** start Information supplied **
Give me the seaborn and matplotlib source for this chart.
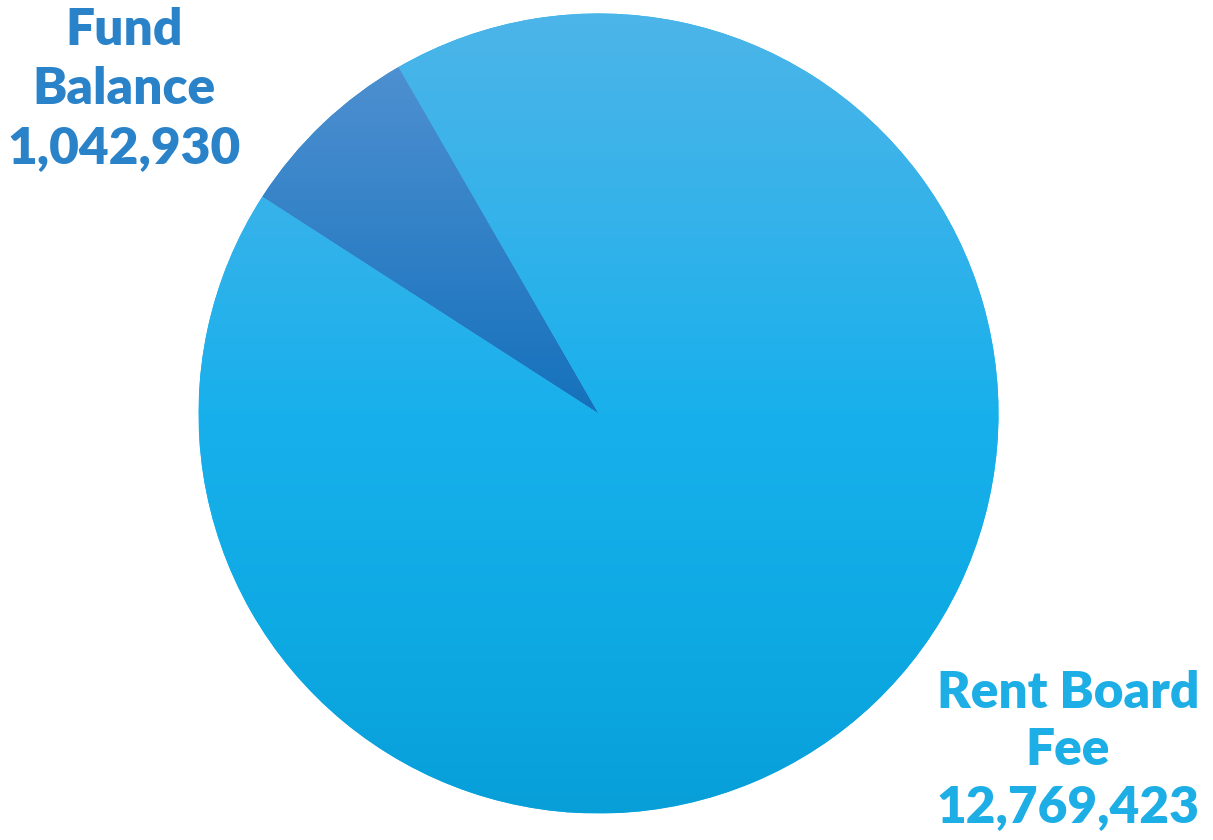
import numpy as np
import matplotlib
matplotlib.use("Agg")
import matplotlib.pyplot as plt
from matplotlib.colors import LinearSegmentedColormap
import seaborn as sns

# Data
categories = ["Fund Balance", "Rent Board Fee"]
amounts = [1042930, 12769423]
label_colors = ["#2a82c8", "#1eaee6"]
fund_stops = [(0.0, "#4e90d1"), (1.0, "#1571bc")]
rent_stops = [(0.0, "#4cb5e8"), (0.27, "#33b2ea"), (0.5, "#18b0ec"),
              (0.77, "#0eaae4"), (1.0, "#089fd9")]

sns.set_theme(style="white")
plt.rcParams["font.family"] = ["Lato", "DejaVu Sans"]

fig = plt.figure(figsize=(12.13, 8.40), dpi=100)
ax = fig.add_axes([0, 0, 1, 1])

cx, cy, r = 598.5, 426.5, 400
wedges, _ = ax.pie(amounts, center=(cx, cy), radius=r, startangle=120,
                   counterclock=True, colors=["#1e80c6", "#18b0ec"],
                   wedgeprops=dict(linewidth=0))

# vertical gradient fill clipped to each wedge
grad = np.linspace(0, 1, 512).reshape(-1, 1)
for w, stops, y_span in zip(wedges, [fund_stops, rent_stops],
                            [(cy, cy + r * np.sin(np.deg2rad(120))), (cy - r, cy + r)]):
    cmap = LinearSegmentedColormap.from_list("g", stops)
    im = ax.imshow(grad, cmap=cmap, aspect="auto", origin="upper",
                   extent=[cx - r, cx + r, y_span[0], y_span[1]], zorder=2)
    im.set_clip_path(w)

ax.set_xlim(0, 1213)
ax.set_ylim(0, 840)
ax.set_aspect("equal")
ax.axis("off")

def fmt(v):
    return f"{v:,}"

ax.text(124, 840 - 89, f"Fund\nBalance\n{fmt(amounts[0])}", ha="center", va="center",
        fontsize=37, fontweight="heavy", color=label_colors[0], linespacing=1.33, zorder=3)
ax.text(1068, 840 - 750, f"Rent Board\nFee\n{fmt(amounts[1])}", ha="center", va="center",
        fontsize=37, fontweight="heavy", color=label_colors[1], linespacing=1.3, zorder=3)

fig.savefig("out.png", dpi=100)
** end Information supplied **
◆ **Short exercise**
List every line above that contains the word "matplotlib".

◆ **Task answer**
Give me the seaborn and matplotlib source for this chart.
import matplotlib
matplotlib.use("Agg")
import matplotlib.pyplot as plt
from matplotlib.colors import LinearSegmentedColormap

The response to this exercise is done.